The government deployed heavily-armed police commandos in the hill station region, which is popular with tourists, after rioters defied an overnight curfew and went on the rampage.

The curfew in the district was extended after the body of a Muslim man was pulled from the ashes of a burnt building, threatening to further raise communal tensions that have flared up across Sri Lanka in recent weeks.

The emergency declaration gives authorities sweeping powers to arrest and detain suspects for long periods, and allows the government to deploy forces where needed.

It is the first time in seven years Sri Lanka has resorted to such a measure. The island nation was under a state of emergency for nearly three decades as government forces battled Tamil rebels in a civil war that ended in 2009.

Hakeem said the riots were concentrated in Kandy -- home to famous tea plantations and Buddhist relics -- but the government wanted to send a strong message given outbreaks of communal violence elsewhere recently.

A police spokesman said earlier Tuesday hundreds of commandos from the police Special Task Force had been deployed to Kandy to restore order and enforce the curfew.

Muslim homes, business and mosques were badly damaged in riots Monday triggered by the death of a Sinhalese man at the hands of a mob last week.

The Sinhalese are a mainly Buddhist ethnic group making up nearly three-quarters of Sri Lanka's 21 million people.

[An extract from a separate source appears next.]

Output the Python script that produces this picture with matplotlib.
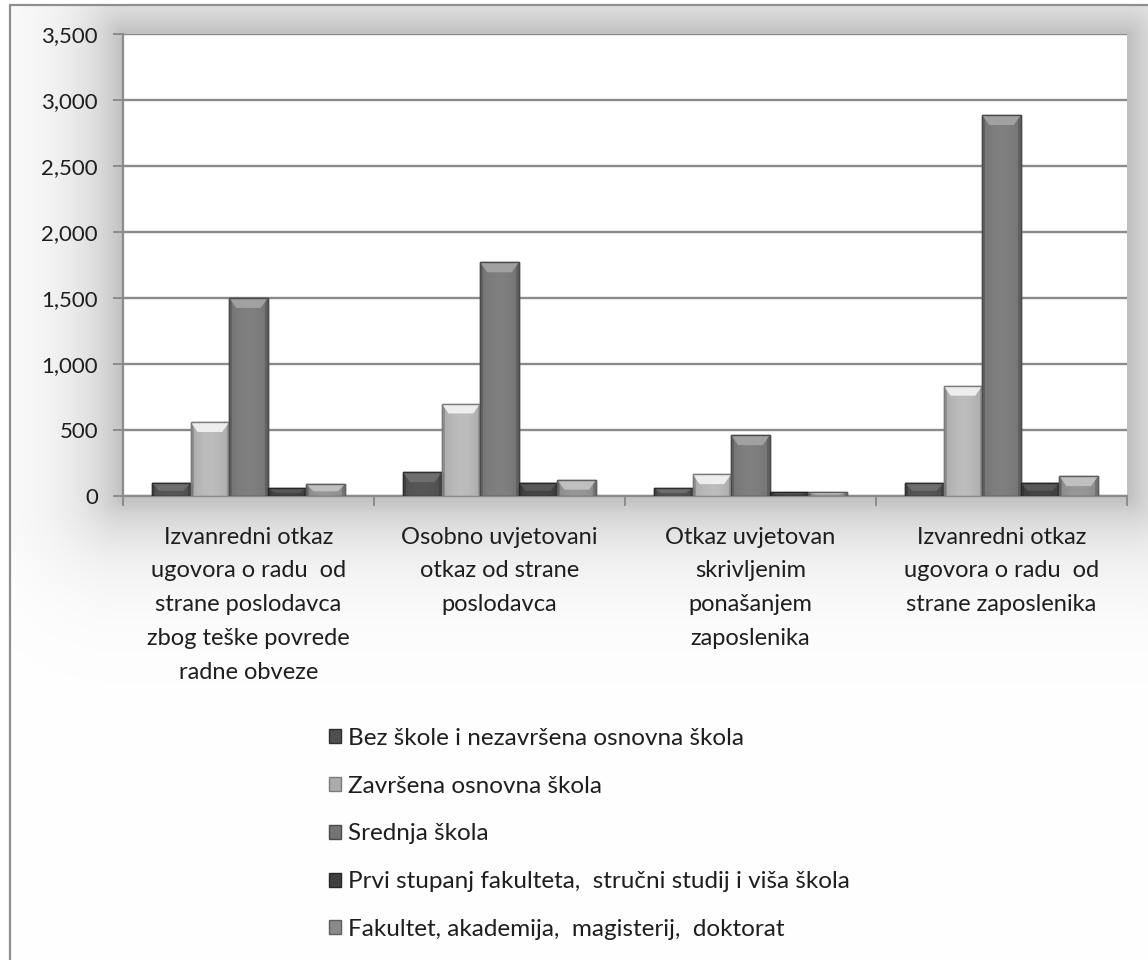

Muslims account for 10 percent of its population.

More than two dozen arrests have been made and an inquiry opened into police conduct in Kandy, just the latest region to be plagued by religious and ethnic conflict.

Mobs set fire to Muslim-owned businesses and attacked a mosque in the east of the country last week after a Muslim chef was accused of adding contraceptives to food sold to Sinhalese.

The government dismissed the allegation as baseless and ordered the arrest of those fomenting unrest in the area.

Last November riots in the south of the island left one man dead and homes and vehicles damaged.

In June 2014 riots between Buddhists and Muslims left four dead and many injured.

That violence was instigated by a Buddhist extremist group whose leaders are on trial accused of spurring religious conflict.